My parents couldn’t care less about the holiday. It wasn’t much more than the massive department store discounts and one more lame excuse to stuff our faces with cake. Yes, cake. A snow-capped wood log-shaped ice cream cake topped with a candy figurine carved to resemble jolly old Santa. My mom even followed that up with roasted chicken legs and Fanta Grape in champagne glasses. Nothing quite like cake screams holidays in Japan. At least in the small town of Soka, Saitama – thanks to a successful marketing by bakeries. Or maybe it was just my parents who liked their yearly milestones with some icing and a cherry on top.
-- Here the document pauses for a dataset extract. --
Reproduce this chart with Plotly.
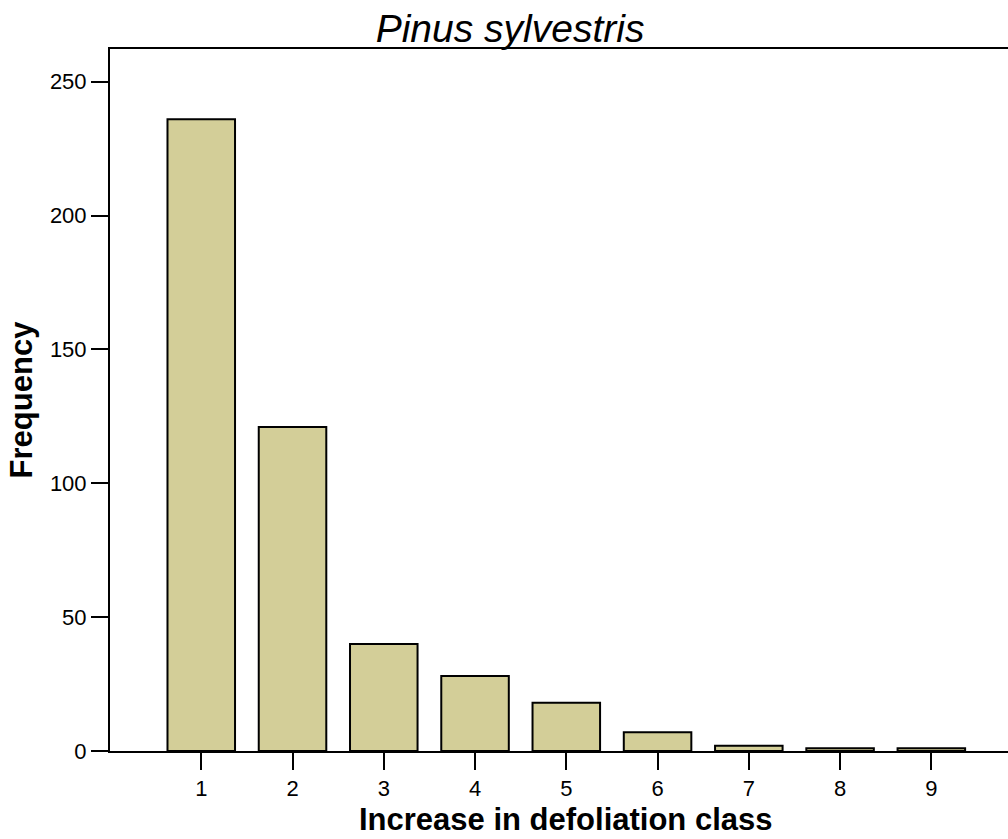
import plotly.graph_objects as go

classes = [1, 2, 3, 4, 5, 6, 7, 8, 9]
frequency = [236, 121, 40, 28, 18, 7, 2, 1, 1]
y_ticks = [0, 50, 100, 150, 200, 250]

fig = go.Figure(go.Bar(
    x=classes, y=frequency, width=0.74,
    marker=dict(color="rgb(211,206,152)", line=dict(color="black", width=2)),
))

font = "Liberation Sans, Arial, sans-serif"
fig.update_layout(
    width=1008, height=839,
    margin=dict(l=110, r=0, t=49, b=88),
    paper_bgcolor="white", plot_bgcolor="white",
    showlegend=False,
    font=dict(family=font, color="black", size=22),
    title=dict(text="<i>Pinus sylvestris</i>", x=0.506, xanchor="center",
               y=1 - 28 / 839, yanchor="middle", font=dict(size=39, family=font)),
)
fig.add_annotation(
    text="<b>Increase in defoliation class</b>", xref="paper", yref="paper",
    x=(566 - 110) / (1008 - 110), y=(751 - 819) / (751 - 49),
    xanchor="center", yanchor="middle", showarrow=False, font=dict(size=31),
)
fig.update_xaxes(
    range=[0, 9.84], tickmode="array", tickvals=classes, ticktext=[str(c) for c in classes],
    showline=True, linecolor="black", linewidth=2, mirror=True,
    ticks="outside", ticklen=17, tickwidth=2, tickcolor="black",
    showgrid=False, zeroline=False,
)
fig.update_yaxes(
    range=[0, 262.2], tickmode="array", tickvals=y_ticks,
    showline=True, linecolor="black", linewidth=2,
    ticks="outside", ticklen=17, tickwidth=2, tickcolor="black",
    showgrid=False, zeroline=False,
    title=dict(text="<b>Frequency</b>", font=dict(size=31), standoff=8),
)
fig.write_html("out.html", config={"displayModeBar": False},
               post_script="document.body.style.margin='0';")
I don’t remember what my family did on 25th of December for the first four years of my life in China, but I’m pretty sure my grandparents skipped Christmas and went straight to making dumplings and packing hongbaos for Spring Festival, or Chinese New Year. I do know, that after moving back to China, my family barely had time for cutting up cake or exchanging gifts.

The closest thing to an American-style Christmas I had was that one time I spent my winter break with my current roommate where her parents cooked Brazilian dishes and family friends came over to play exchange gifts. And did I mention that there were healthy amounts of Guitar Hero competitions and karaoke duets involved?

This year, I will spend my winter break with my cousin in Florida. So far, our plans don’t include a roasted turkey with gravy, carol singing, a red-nosed reindeer, a jolly old man in a red suit, candy canes or egg nogg. But I’m pretty sure we’ll have plenty of fun.